Le Champ d’Orphée 2010. Voici une singulière bouteille…et une belle histoire. Nous avions rencontré le vigneron, Stéphane Lucas, en 2009, dans des conditions particulières. Lorsqu’un vigneron débarque un samedi après-midi à la cave, au pire moment d’affluence, pour faire goûter de surcroit un vin élaboré à partir de brocol (cépage réputé pour sa dureté et sa « rusticité ») les cavistes n’ont qu’un réflexe: éconduire poliment le malheureux. Mais ce jour-là l’amabilité et la courtoisie du personnage ont eu raison de notre impatience. A l’époque il faisait goûter le millésime 2008 du Champ d’Orphée, bouteille qui nous a subjugués.
Les vins de Stéphane Lucas ont tout pour éveiller la curiosité de l’amateur.
D’abord le cépage: le brocol (ou fer servadou) est un cépage qui fait fuir la plupart des amateurs. Rien de mieux en fin de soirée pour signifier à vos convives qu’il faut lever l’ancre… Mais nous cavistes savons qu’il n’y a pas de « petit » cépage. Nous nous rappelons – il y a quelques décennies de cela – la découverte du gamay que nous croyions tout juste bon à ingurgiter une fois par an lors du beaujo nouveau. Puis vint le tour du merlot: goûtez aujourd’hui une bouteille de Château Meylet de Michel Favard et vous comprendrez. Bref, le métier passionnant de dégustateur est une constante remise en cause de ses préjugés…

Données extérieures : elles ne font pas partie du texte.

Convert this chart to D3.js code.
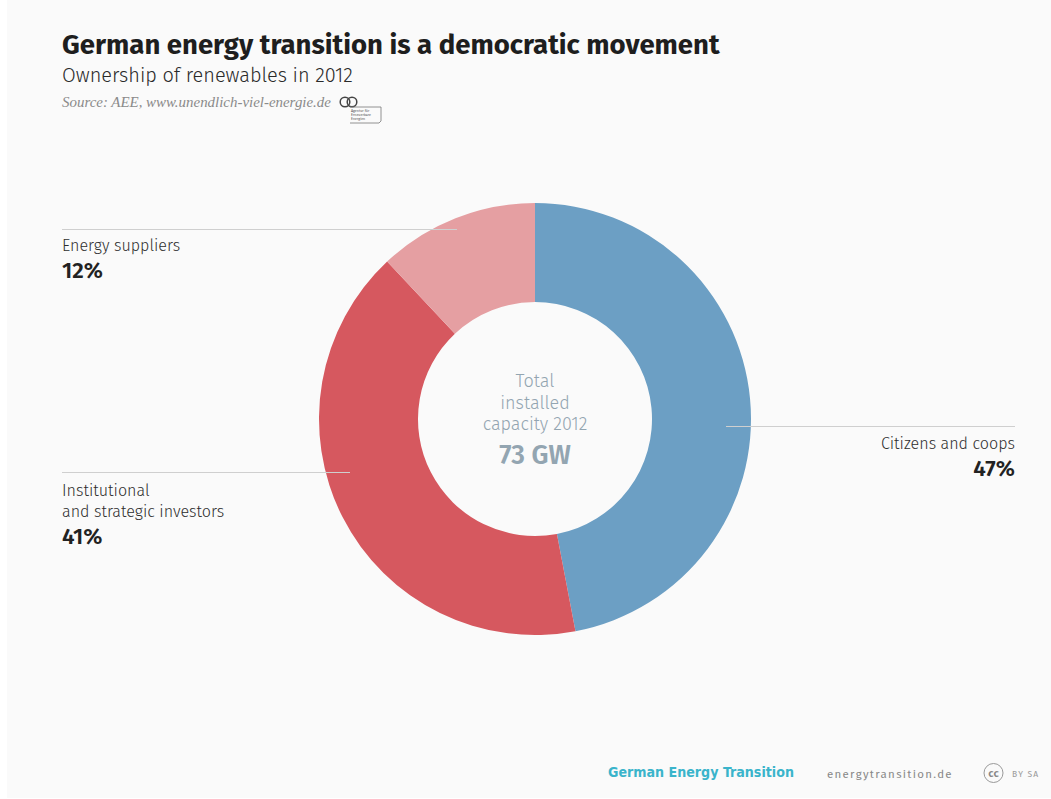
<!DOCTYPE html>
<html>
<head>
<meta charset="utf-8">
<script src="https://cdn.jsdelivr.net/npm/d3@7"></script>
<style>
  html, body { margin: 0; padding: 0; background: #ffffff; }
  svg { display: block; }
</style>
</head>
<body>
<svg id="chart" width="1051" height="799"></svg>
<script>
// ---- Data ----
const categories = ["Citizens and coops", "Institutional and strategic investors", "Energy suppliers"];
const values = [47, 41, 12];
const colors = ["#6c9fc4", "#d6585f", "#e59fa2"];
const labelLines = [["Citizens and coops"], ["Institutional", "and strategic investors"], ["Energy suppliers"]];
const totalLabel = ["Total", "installed", "capacity 2012"];
const totalValue = "73 GW";

// ---- Layout ----
const W = 1051, H = 799;
const svg = d3.select("#chart");
const font = "'Fira Sans', 'Noto Sans', 'Open Sans', sans-serif";

svg.append("rect").attr("x", 7).attr("y", 0).attr("width", W - 7).attr("height", H - 1).attr("fill", "#fafafa");

// Titles
svg.append("text").attr("x", 62).attr("y", 54)
  .attr("font-family", font).attr("font-weight", 700).attr("font-size", 27).attr("fill", "#1e1e1e")
  .attr("id", "title")
  .text("German energy transition is a democratic movement");
svg.append("text").attr("x", 62).attr("y", 82)
  .attr("font-family", font).attr("font-weight", 300).attr("font-size", 19.5).attr("fill", "#2a2a2a").attr("id", "sub")
  .text("Ownership of renewables in 2012");
svg.append("text").attr("x", 62).attr("y", 107)
  .attr("font-family", "'Liberation Serif', serif").attr("font-style", "italic").attr("font-size", 13).attr("fill", "#8a8a8a")
  .attr("id", "src")
  .text("Source: AEE, www.unendlich-viel-energie.de");

// AEE logo
const logo = svg.append("g").attr("transform", "translate(340,96)");
logo.append("circle").attr("cx", 5).attr("cy", 6).attr("r", 4.8).attr("fill", "none").attr("stroke", "#444").attr("stroke-width", 1.5);
logo.append("circle").attr("cx", 12).attr("cy", 6).attr("r", 4.8).attr("fill", "none").attr("stroke", "#444").attr("stroke-width", 1.5);
logo.append("path").attr("d", "M10,11 L41,11 L41,25 L39,27 L10,27").attr("fill", "none").attr("stroke", "#777").attr("stroke-width", 0.8);
["Agentur für", "Erneuerbare", "Energien"].forEach((t, i) => {
  logo.append("text").attr("x", 11).attr("y", 15.5 + i * 4).attr("font-size", 3.6).attr("font-family", font).attr("fill", "#555").text(t);
});

// Donut
const cx = 535, cy = 419, rOuter = 216, rInner = 117;
const pie = d3.pie().sort(null).value(d => d)(values);
const arc = d3.arc().innerRadius(rInner).outerRadius(rOuter);
const g = svg.append("g").attr("transform", `translate(${cx},${cy})`);
g.selectAll("path").data(pie).join("path")
  .attr("d", arc).attr("fill", (d, i) => colors[i]);

// Leader lines and labels
const lineColor = "#cfcfcf";
svg.append("line").attr("x1", 726).attr("x2", 1015).attr("y1", 426.5).attr("y2", 426.5).attr("stroke", lineColor).attr("stroke-width", 1);
svg.append("line").attr("x1", 62).attr("x2", 350).attr("y1", 472.5).attr("y2", 472.5).attr("stroke", lineColor).attr("stroke-width", 1);
svg.append("line").attr("x1", 62).attr("x2", 457).attr("y1", 229.5).attr("y2", 229.5).attr("stroke", lineColor).attr("stroke-width", 1);

const pct = d => d + "%";
function label(x, y, anchor, lines, val) {
  const t = svg.append("g");
  lines.forEach((l, i) => {
    t.append("text").attr("x", x).attr("y", y + i * 21).attr("text-anchor", anchor)
      .attr("font-family", font).attr("font-weight", 300).attr("font-size", 16.1).attr("fill", "#2e2e2e").text(l);
  });
  t.append("text").attr("x", x).attr("y", y + lines.length * 21 + 5.5).attr("text-anchor", anchor)
    .attr("font-family", font).attr("font-weight", 600).attr("font-size", 22.5).attr("fill", "#222").text(pct(val));
}
label(1015, 449, "end", labelLines[0], values[0]);
label(62, 496, "start", labelLines[1], values[1]);
label(62, 251, "start", labelLines[2], values[2]);

// Center text
totalLabel.forEach((t, i) => {
  svg.append("text").attr("x", cx).attr("y", 387 + i * 21.5).attr("text-anchor", "middle")
    .attr("font-family", font).attr("font-weight", 300).attr("font-size", 18).attr("fill", "#93a5b1").text(t);
});
svg.append("text").attr("x", cx).attr("y", 464).attr("text-anchor", "middle")
  .attr("font-family", font).attr("font-weight", 600).attr("font-size", 26.5).attr("fill", "#93a5b1").text(totalValue);

// Footer
svg.append("text").attr("x", 608).attr("y", 777)
  .attr("font-family", "'DejaVu Sans Condensed', 'Liberation Sans Narrow', sans-serif").attr("font-weight", 700)
  .attr("font-size", 17).attr("fill", "#3ab4cb").attr("id", "brand")
  .text("German Energy Transition");
svg.append("text").attr("x", 827).attr("y", 778)
  .attr("font-family", font).attr("font-size", 13).attr("letter-spacing", 1.3).attr("fill", "#888")
  .attr("id", "site")
  .text("energytransition.de");
svg.append("circle").attr("cx", 993.5).attr("cy", 773).attr("r", 9.5).attr("fill", "none").attr("stroke", "#999").attr("stroke-width", 1);
svg.append("text").attr("x", 993.5).attr("y", 777).attr("text-anchor", "middle")
  .attr("font-family", font).attr("font-size", 11).attr("font-weight", 600).attr("fill", "#888").text("cc");
svg.append("text").attr("x", 1012).attr("y", 777)
  .attr("font-family", font).attr("font-size", 8.5).attr("letter-spacing", 1.2).attr("fill", "#999").text("BY SA");

// Fit texts to reference widths
function fit(id, w) {
  const el = document.getElementById(id);
  const cur = el.getComputedTextLength();
  const fs = parseFloat(el.getAttribute("font-size"));
  el.setAttribute("font-size", (fs * w / cur).toFixed(2));
}
fit("title", 658);
fit("sub", 291);
fit("src", 269);
fit("brand", 186);
fit("site", 123);
</script>
</body>
</html>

Ensuite le domaine. Situé à quelques kilomètres d’Albi, il est sans doute un des plus petits de France avec ses 0.77 hectares qui font passer le Domaine de la Romanée Conti pour un mastodonte. Stéphane préfère rester petit afin de conduire la vigne et la vinification selon ses propres exigences. Il ne s’est pas enquiquiné pour faire passer l’agrément à ses vins. Au lieu d’être en A.O.C Gaillac, il a donc préféré L’IGP (Indication Géographique Protégée) Côtes du Tarn.

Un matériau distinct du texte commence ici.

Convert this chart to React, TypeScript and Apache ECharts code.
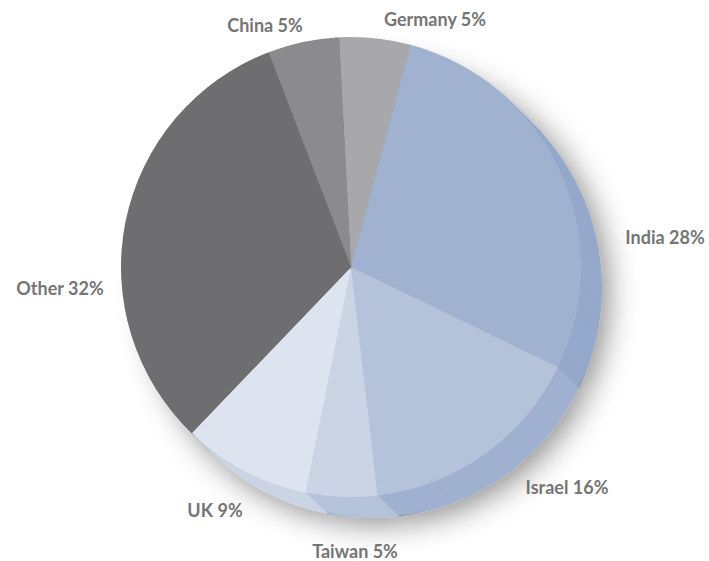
import React, { useEffect, useRef } from "react";
import * as echarts from "echarts";

// ---- data ----
const categories = ["Germany", "India", "Israel", "Taiwan", "UK", "Other", "China"];
const shares = [5, 28, 16, 5, 9, 32, 5];

// ---- styles / layout ----
const topColors = ["#a8a8aa", "#a1b1d0", "#b4c3da", "#cad4e4", "#dee4ef", "#6e6e70", "#8b8b8d"];
const sideColors = ["#98989a", "#94a9cb", "#a0b1d0", "#b4c3da", "#cbd4e4", "#5e5e60", "#7b7b7d"];
const labelAnchors: number[][] = [
  [435, 19],
  [665, 237],
  [567, 487],
  [355, 551],
  [215, 510],
  [60, 288],
  [265, 25],
];
const CX = 351;
const CY = 267;
const R = 230;
const DEPTH = 21;
const START = 93;

export default function App() {
  const ref = useRef<HTMLDivElement>(null);
  useEffect(() => {
    document.body.style.margin = "0";
    if (!ref.current) return;
    const chart = echarts.init(ref.current, undefined, { renderer: "svg" });
    const base = categories.map((name, i) => ({ name, value: shares[i] }));
    const series: any[] = [];
    for (let d = DEPTH; d >= 1; d--) {
      series.push({
        type: "pie",
        silent: true,
        startAngle: START,
        clockwise: true,
        radius: R,
        center: [CX + d, CY + d],
        z: DEPTH - d + 1,
        label: { show: false },
        labelLine: { show: false },
        emphasis: { disabled: true },
        data: base.map((p, i) => ({
          ...p,
          itemStyle: {
            color: sideColors[i],
            ...(d === DEPTH
              ? {
                  shadowBlur: 30,
                  shadowColor: "rgba(0,0,0,0.45)",
                  shadowOffsetX: 6,
                  shadowOffsetY: 6,
                }
              : {}),
          },
        })),
      });
    }
    series.push({
      type: "pie",
      silent: true,
      startAngle: START,
      clockwise: true,
      radius: R,
      center: [CX, CY],
      z: DEPTH + 5,
      avoidLabelOverlap: false,
      emphasis: { disabled: true },
      label: {
        show: true,
        position: "outside",
        formatter: "{b} {c}%",
        fontFamily: "Lato",
        fontWeight: "bold",
        fontSize: 18,
        color: "#757575",
      },
      labelLine: { show: false },
      labelLayout: (params: any) => ({
        x: labelAnchors[params.dataIndex][0],
        y: labelAnchors[params.dataIndex][1],
        align: "center",
        verticalAlign: "middle",
      }),
      data: base.map((p, i) => ({ ...p, itemStyle: { color: topColors[i] } })),
    });
    chart.setOption({
      animation: false,
      backgroundColor: "#ffffff",
      series,
    });
    return () => chart.dispose();
  }, []);
  return <div ref={ref} style={{ width: 709, height: 561 }} />;
}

Enfin (et surtout), le vin. Le travail méticuleux et acharné de Stéphane produit un vin d’une rare densité, avec une fraîcheur et une élégance qu’on rencontre rarement dans cette région. A l’ouverture, on est plutôt dans le registre des fruits rouges qui cèdent rapidement le pas à des notes mentholées de garrigue. L’acidité naturelle du vin lui donne un côté étonnamment digeste… et une envie d’y revenir!
Bref, un grand brocol est né. On a même envie de dire: le Champ d’Orphée, c’est infernal!